Akan tetapi, Atnike menilai penyelesaian 11 pelanggaran HAM tersebut tidak dapat selesai dalam waktu 1-2 tahun ke depan. Pasalnya, penyelesaian Kasus Painai membutuhkan waktu penyelesaian hingga 8 tahun atau selama 2014-2022.
"Saya rasa enggak bisa ada rumusnya terkait waktu penyelesaian pelanggaran HAM berat," ujar Atnike.
Komnas HAM telah memulai diskusi dengan Kejaksaan Agun untuk mencari dan menyepakati standar penyelidikan dan penyidikan terkait pelanggaran HAM berat. Menurutnya, perbaikan prosedur penyelidikan dan penyidikan akan membuat proses yudisial pelanggaran HAM berat berjalan lebih efektif.
Oleh karena itu, Komnas HAM belum dapat menyampaikan target penyelesaian 11 pelanggaran HAM berat tersebut. "Prosedur pengadilan itu bicara prosedur yang sangat teknis, itu yang perlu diperkuat," katanya.
Sebelumnya, Menteri Koordinator Bidang Politik, Hukum dan Keamanan Mahfud MD menyatakan belum akan menyelesaikan 11 pelanggaran Hak Asasi Manusia atau HAM berat dalam waktu dekat. Hal tersebut dilakukan agar seluruh pelanggar HAM berat dapat berhasil dijerat oleh hukum negara.

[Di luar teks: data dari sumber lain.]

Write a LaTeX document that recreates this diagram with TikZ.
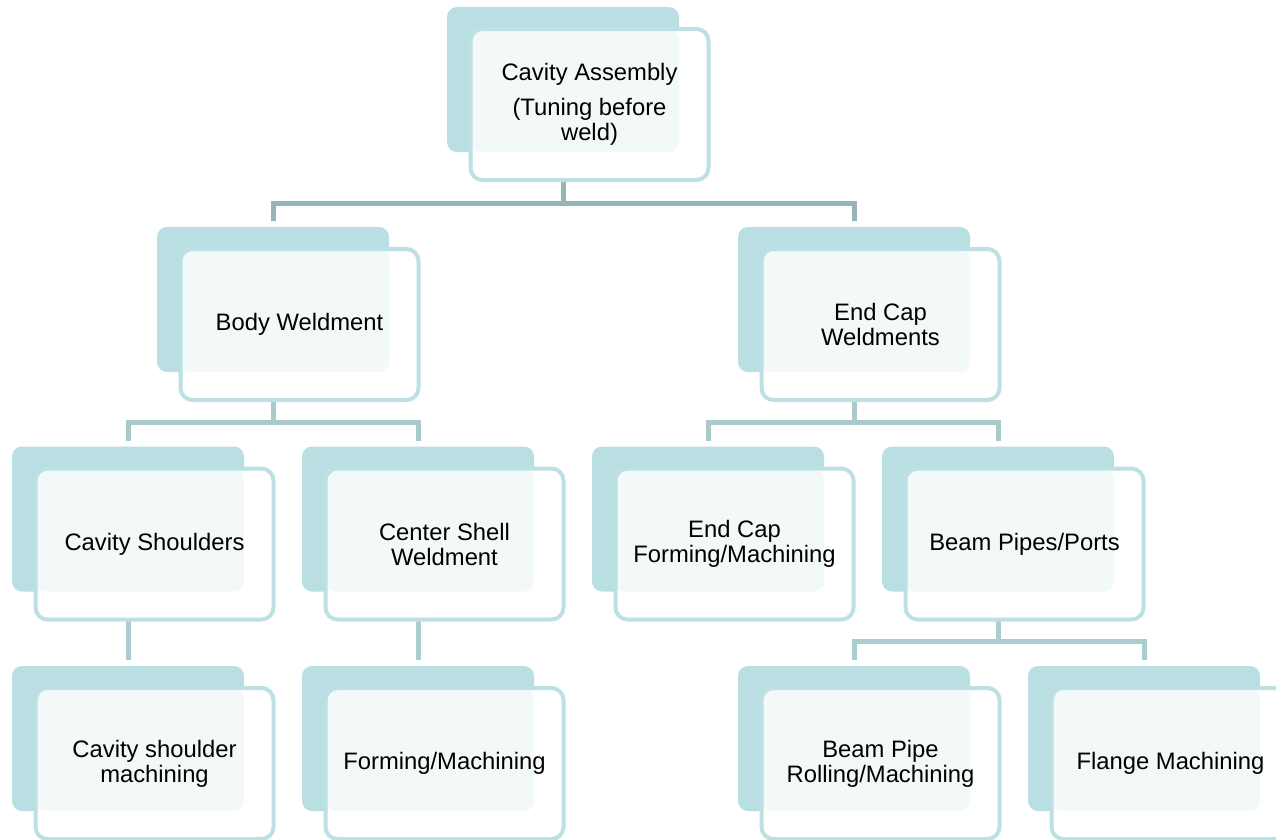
\documentclass[tikz,border=0pt]{standalone}
\usepackage{fontspec}
\setmainfont{Liberation Sans}
\usetikzlibrary{backgrounds}

\definecolor{backfill}{RGB}{186,223,226}
\definecolor{frameline}{RGB}{188,224,227}
\definecolor{haze}{RGB}{243,249,249}
\definecolor{linkone}{RGB}{151,180,184}
\definecolor{linktwo}{RGB}{169,201,203}
\definecolor{linkthree}{RGB}{172,205,207}

\begin{document}
\begin{tikzpicture}[
  x=1pt, y=-1pt,
  back/.style={fill=backfill, rounded corners=10pt, minimum width=232pt,
    minimum height=145pt, inner sep=0pt, outer sep=0pt},
  front/.style={draw=frameline, line width=4pt, fill=white, rounded corners=12pt,
    minimum width=238pt, minimum height=151pt, inner sep=0pt, outer sep=0pt,
    align=center, font=\fontsize{23.8}{25}\selectfont,
    path picture={\fill[haze, rounded corners=10pt]
      (path picture bounding box.north west) rectangle (#1.south east);}},
  link/.style={line width=5pt}
]
\useasboundingbox (0,0) rectangle (1276,839);

% back panels
\node[back] (b-top) at (563,79.5) {};
\node[back] (b-body) at (273,299.5) {};
\node[back] (b-endcap) at (854,299.5) {};
\node[back] (b-shoulders) at (128,519) {};
\node[back] (b-shell) at (418,519) {};
\node[back] (b-ecform) at (708,519) {};
\node[back] (b-pipes) at (998,519) {};
\node[back] (b-shmach) at (128,738.5) {};
\node[back] (b-formmach) at (418,738.5) {};
\node[back] (b-rolling) at (854,738.5) {};
\node[back] (b-flange) at (1144,738.5) {};

% front panels
\node[front=b-top] (top) at ([shift={(26.5,25)}]b-top.center)
  {Cavity Assembly\\[10pt](Tuning before\\weld)};
\node[front=b-body] (body) at ([shift={(26.5,25)}]b-body.center) {Body Weldment};
\node[front=b-endcap] (endcap) at ([shift={(26.5,25)}]b-endcap.center) {End Cap\\Weldments};
\node[front=b-shoulders] (shoulders) at ([shift={(26.5,25)}]b-shoulders.center) {Cavity Shoulders};
\node[front=b-shell] (shell) at ([shift={(26.5,25)}]b-shell.center) {Center Shell\\Weldment};
\node[front=b-ecform] (ecform) at ([shift={(26.5,25)}]b-ecform.center) {End Cap\\Forming/Machining};
\node[front=b-pipes] (pipes) at ([shift={(26.5,25)}]b-pipes.center) {Beam Pipes/Ports};
\node[front=b-shmach] (shmach) at ([shift={(26.5,25)}]b-shmach.center) {Cavity shoulder\\machining};
\node[front=b-formmach] (formmach) at ([shift={(26.5,25)}]b-formmach.center) {Forming/Machining};
\node[front=b-rolling] (rolling) at ([shift={(26.5,25)}]b-rolling.center) {Beam Pipe\\Rolling/Machining};
\node[front=b-flange] (flange) at ([shift={(26.5,25)}]b-flange.center) {Flange Machining};

% connectors
\begin{pgfonlayer}{background}
\draw[link, linkone] (b-top) -- (b-top |- top.south) -- ++(0,23) -| ([yshift=6pt]b-body.north);
\draw[link, linkone] (b-top) -- (b-top |- top.south) -- ++(0,23) -| ([yshift=6pt]b-endcap.north);
\draw[link, linktwo] (b-body) -- (b-body |- body.south) -- ++(0,22) -| ([yshift=6pt]b-shoulders.north);
\draw[link, linktwo] (b-body) -- (b-body |- body.south) -- ++(0,22) -| ([yshift=6pt]b-shell.north);
\draw[link, linktwo] (b-endcap) -- (b-endcap |- endcap.south) -- ++(0,22) -| ([yshift=6pt]b-ecform.north);
\draw[link, linktwo] (b-endcap) -- (b-endcap |- endcap.south) -- ++(0,22) -| ([yshift=6pt]b-pipes.north);
\draw[link, linkthree] (b-shoulders) -- ([yshift=6pt]b-shmach.north);
\draw[link, linkthree] (b-shell) -- ([yshift=6pt]b-formmach.north);
\draw[link, linkthree] (b-pipes) -- (b-pipes |- pipes.south) -- ++(0,22) -| ([yshift=6pt]b-rolling.north);
\draw[link, linkthree] (b-pipes) -- (b-pipes |- pipes.south) -- ++(0,22) -| ([yshift=6pt]b-flange.north);
\end{pgfonlayer}
\end{tikzpicture}
\end{document}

Mahfud mengatakan seluruh pelanggar HAM berat yang sudah diadili telah dibebaskan oleh pengadilan. Hal tersebut disebabkan oleh perbedaan standar pembuktian pelanggaran HAM berat oleh Komisi Nasional HAM dan Kejaksaan Agung.

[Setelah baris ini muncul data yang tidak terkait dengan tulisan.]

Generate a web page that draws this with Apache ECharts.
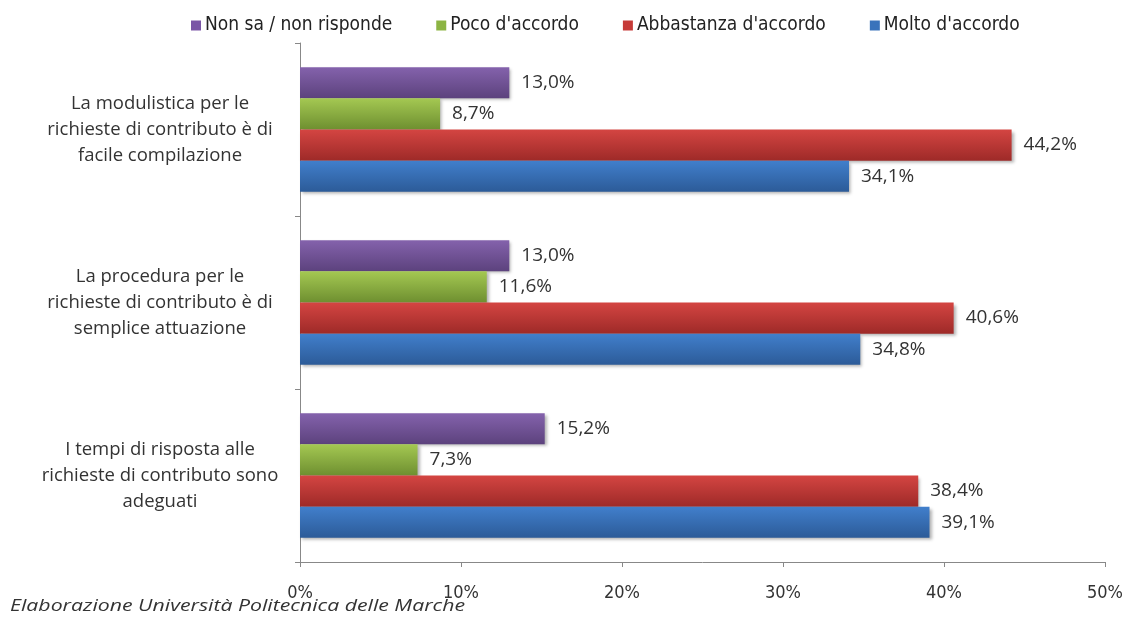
<!DOCTYPE html>
<html>
<head>
<meta charset="utf-8">
<script src="https://cdn.jsdelivr.net/npm/echarts@6/dist/echarts.min.js"></script>
<style>
  html, body { margin: 0; padding: 0; background: #fff; }
  #chart { width: 1127px; height: 617px; }
</style>
</head>
<body>
<div id="chart"></div>
<script>
// categorie dal basso verso l'alto (asse y)
const categorie = [
    'I tempi di risposta alle\nrichieste di contributo sono\nadeguati',
    'La procedura per le\nrichieste di contributo è di\nsemplice attuazione',
    'La modulistica per le\nrichieste di contributo è di\nfacile compilazione'
];
const molto = [39.1, 34.8, 34.1];
const abbastanza = [38.4, 40.6, 44.2];
const poco = [7.3, 11.6, 8.7];
const nonSa = [15.2, 13.0, 13.0];
const ticks = [0, 10, 20, 30, 40, 50];

const chart = echarts.init(document.getElementById('chart'));
const narrow = '"DejaVu Sans Condensed", "DejaVu Sans", sans-serif';

function grad(top, bottom) {
    return new echarts.graphic.LinearGradient(0, 0, 0, 1, [
        { offset: 0, color: top },
        { offset: 1, color: bottom }
    ]);
}

function serie(name, values, top, bottom) {
    return {
        name: name,
        type: 'bar',
        data: values,
        barGap: '0%',
        barCategoryGap: '28%',
        itemStyle: {
            color: grad(top, bottom),
            shadowBlur: 3,
            shadowOffsetX: 2,
            shadowOffsetY: 2,
            shadowColor: 'rgba(0,0,0,0.3)'
        },
        label: {
            show: true,
            position: 'right',
            distance: 12,
            color: '#333',
            fontFamily: 'Open Sans',
            fontSize: 19,
            formatter: p => p.value.toFixed(1).replace('.', ',') + '%'
        }
    };
}

const option = {
    animation: false,
    backgroundColor: '#fff',
    legend: {
        top: 11,
        left: 186,
        itemWidth: 10,
        itemHeight: 10,
        itemGap: 44,
        icon: 'rect',
        data: [
            { name: 'Non sa / non risponde', itemStyle: { color: '#7a55a6' } },
            { name: "Poco d'accordo", itemStyle: { color: '#8cb443' } },
            { name: "Abbastanza d'accordo", itemStyle: { color: '#c63b38' } },
            { name: "Molto d'accordo", itemStyle: { color: '#3a73bb' } }
        ],
        textStyle: {
            fontFamily: narrow,
            fontSize: 19,
            color: '#222',
            padding: [0, 0, 0, -1]
        }
    },
    grid: {
        left: 300,
        right: 22,
        top: 43,
        bottom: 55
    },
    xAxis: {
        type: 'value',
        min: 0,
        max: 50,
        interval: 10,
        axisLine: { show: true, lineStyle: { color: '#888' } },
        axisTick: { show: true, length: 5, lineStyle: { color: '#888' } },
        splitLine: { show: false },
        axisLabel: {
            margin: 22,
            color: '#333',
            fontFamily: narrow,
            fontSize: 18,
            formatter: v => ticks.includes(v) ? v + '%' : ''
        }
    },
    yAxis: {
        type: 'category',
        data: categorie,
        axisLine: { show: true, lineStyle: { color: '#888' } },
        axisTick: { show: true, length: 5, lineStyle: { color: '#888' } },
        axisLabel: {
            align: 'center',
            margin: 140,
            lineHeight: 26,
            color: '#333',
            fontFamily: 'Open Sans',
            fontSize: 18.5
        }
    },
    series: [
        serie('Non sa / non risponde', nonSa, '#8462ac', '#5c427d'),
        serie("Poco d'accordo", poco, '#a4c852', '#6e8f30'),
        serie("Abbastanza d'accordo", abbastanza, '#d44542', '#9e2a28'),
        serie("Molto d'accordo", molto, '#417fcc', '#2c5b98')
    ],
    graphic: [{
        type: 'text',
        x: 10,
        y: 598,
        scaleX: 1.25,
        style: {
            text: 'Elaborazione Università Politecnica delle Marche',
            fontFamily: 'Open Sans',
            fontStyle: 'italic',
            fontSize: 17,
            fill: '#333'
        }
    }]
};

chart.setOption(option);
</script>
</body>
</html>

"Empat pelanggaran HAM berat sudah diadili dan dibebaskan semua terdakwanya oleh pengadilan, 35 orang loh dibebaskan. Kasus pelanggaran HAM Timor Timur, Tanjung Priok, Abepura, dan Paniai bebas semua," kata Mahfud dalam konferensi pers virtual, Kamis (12/1).
Secara khusus, Mahfud menyarankan para legislator untuk membentuk Pengadilan HAM ad hoc yang tertuang dalam Pasal 43 UU Nomor 26 Tahun 2000. Dalam pasal tersebut, pengadilan HAM ad hoc berwenang untuk memeriksa, mengadili, dan memutus pelanggaran HAM berat masa lalu.